With Dominique Scott breaking her SA indoor 1500m record in Boston on Saturday night — her second national mark in a week — no fewer than seven SA bests have fallen since January 20.

Ncincilili Titi‚ a member of the SA team at the 2014 Commonwealth Games team who also trains in America‚ started the run in January when he went 20.45 in the 200m.

Luvo Manyonga and Carina Horn did it in the men’s long jump and women’s 60m in Europe during the week.

All of them have represented SA at senior level except for Mokaleng‚ a national under-20 athlete whose latest effort makes him a potential medal contender for the 2018 world indoor championships in Birmingham next month.

His time ranks him eighth in the world so far this season — the same as Scott in the women’s 1500m.

A student at Texas Christian University‚ Mokaleng will have to wait to see if he is selected for the SA team.

He was not named in the provisional squad of eight‚ featuring Manyonga‚ Horn and Scott as well as long-jumpers Ruswahl Samaai and Zarck Visser‚ Orazio Cremona (shot put) and Henricho Bruintjies and Emile Erasmus (both 60m).

Manyonga is the world’s No1 in the long jump and Horn is fifth in the women’s 60m.

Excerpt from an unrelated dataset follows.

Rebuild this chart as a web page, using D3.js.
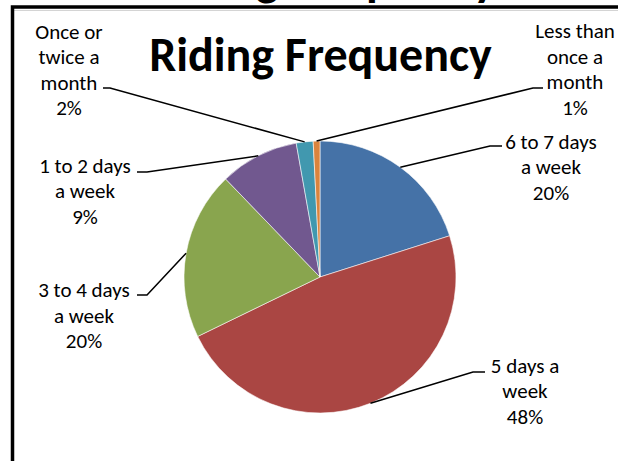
<!DOCTYPE html>
<html>
<head>
<meta charset="utf-8">
<script src="https://cdn.jsdelivr.net/npm/d3@7"></script>
<style>
  html, body { margin: 0; padding: 0; background: #fff; }
  svg { display: block; }
</style>
</head>
<body>
<script>
// ---- data ----
const title = "Riding Frequency";
const categories = ["6 to 7 days a week", "5 days a week", "3 to 4 days a week",
                    "1 to 2 days a week", "Once or twice a month", "Less than once a month"];
const values = [20.1, 47.7, 20.0, 9.4, 2.0, 0.8];
const labelLines = [["6 to 7 days", "a week"], ["5 days a", "week"], ["3 to 4 days", "a week"],
                    ["1 to 2 days", "a week"], ["Once or", "twice a", "month"], ["Less than", "once a", "month"]];
const palette = ["#4572A7", "#AA4643", "#89A54E", "#71588F", "#4198AF", "#DB843D"];

// ---- layout (not data) ----
const W = 618, H = 461;
const cx = 320, cy = 277, R = 136;
const font = "Carlito, Calibri, Lato, sans-serif";
const labelSize = 21, lineGap = 25.5;
// label text centre x, first baseline y, leader end point (x,y), elbow x
const labelLayout = [
  {tx: 551, by: 148.5, ex: 502, ey: 146, kx: 490},
  {tx: 525, by: 372.5, ex: 485, ey: 372, kx: 473},
  {tx: 84,  by: 297,   ex: 137, ey: 295, kx: 147},
  {tx: 85,  by: 172.5, ex: 137, ey: 172, kx: 147},
  {tx: 69,  by: 38.5,  ex: 103, ey: 88,  kx: 110},
  {tx: 575, by: 38,    ex: 543, ey: 88,  kx: 533}
];

const svg = d3.select("body").append("svg").attr("width", W).attr("height", H);
svg.append("rect").attr("width", W).attr("height", H).attr("fill", "#fff");

// cropped title of the enclosing chart (only descenders visible, as in the reference)
svg.append("text").attr("x", 325).attr("y", -5).attr("text-anchor", "middle")
  .attr("font-family", font).attr("font-weight", "bold").attr("font-size", 48)
  .attr("fill", "#000").text(title);

// frame
svg.append("line").attr("x1", 14).attr("x2", W).attr("y1", 10.5).attr("y2", 10.5)
  .attr("stroke", "#d4d4d4").attr("stroke-width", 1);
svg.append("rect").attr("x", 12.5).attr("y", 7).attr("width", W + 20).attr("height", H + 20)
  .attr("fill", "none").attr("stroke", "#000").attr("stroke-width", 3.5);

// title
svg.append("text").attr("x", 320.5).attr("y", 71).attr("text-anchor", "middle")
  .attr("font-family", font).attr("font-weight", "bold").attr("font-size", 48)
  .attr("fill", "#000").text(title);

const data = categories.map((c, i) => ({category: c, value: values[i], lines: labelLines[i], color: palette[i], layout: labelLayout[i]}));
const total = d3.sum(values);
const pct = d3.format(".0%");

const pie = d3.pie().value(d => d.value).sort(null);
const arcs = pie(data);
const arc = d3.arc().innerRadius(0).outerRadius(R);
const edge = d3.arc().innerRadius(R).outerRadius(R);

const g = svg.append("g").attr("transform", `translate(${cx},${cy})`);
g.selectAll("path.slice").data(arcs).join("path").attr("class", "slice")
  .attr("d", arc).attr("fill", d => d.data.color)
  .attr("stroke", "#fff").attr("stroke-width", 0.7).attr("stroke-opacity", 0.8);

// leader lines
arcs.forEach(a => {
  const [px, py] = edge.centroid(a);
  const L = a.data.layout;
  svg.append("polyline")
    .attr("points", `${cx + px},${cy + py} ${L.kx},${L.ey} ${L.ex},${L.ey}`)
    .attr("fill", "none").attr("stroke", "#000").attr("stroke-width", 1.5);
});

// labels
arcs.forEach(a => {
  const L = a.data.layout;
  const lines = a.data.lines.concat([pct(a.data.value / total)]);
  const t = svg.append("text").attr("text-anchor", "middle")
    .attr("font-family", font).attr("font-size", labelSize).attr("fill", "#000");
  lines.forEach((s, i) => {
    t.append("tspan").attr("x", L.tx).attr("y", L.by + i * lineGap).text(s);
  });
});
</script>
</body>
</html>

Titi is third in the 200m‚ but that is not on the world championship programme.

Scott finished fourth in 4min 07.25sec at the grand prix meet on Saturday‚ taking nearly three seconds off the 4:10.90 she’d clocked during a mile race in New York last year.

Scott‚ who improved her own 3000m national indoor mark to 8:41.18 in New York last weekend‚ edged British indoor champion Sarah McDonald into fifth place by 0.37sec in Boston to bag the last three available grand prix points.

Dawit Seyaum of Ethiopia won in 4:04.38‚ ahead of Jamaican Aisha Praught (4:04.95) and another Ethiopian Gudaf Tsegay‚ a bronze medallist at the last world indoor championships in 2016 who went 4:05.91 on Saturday night.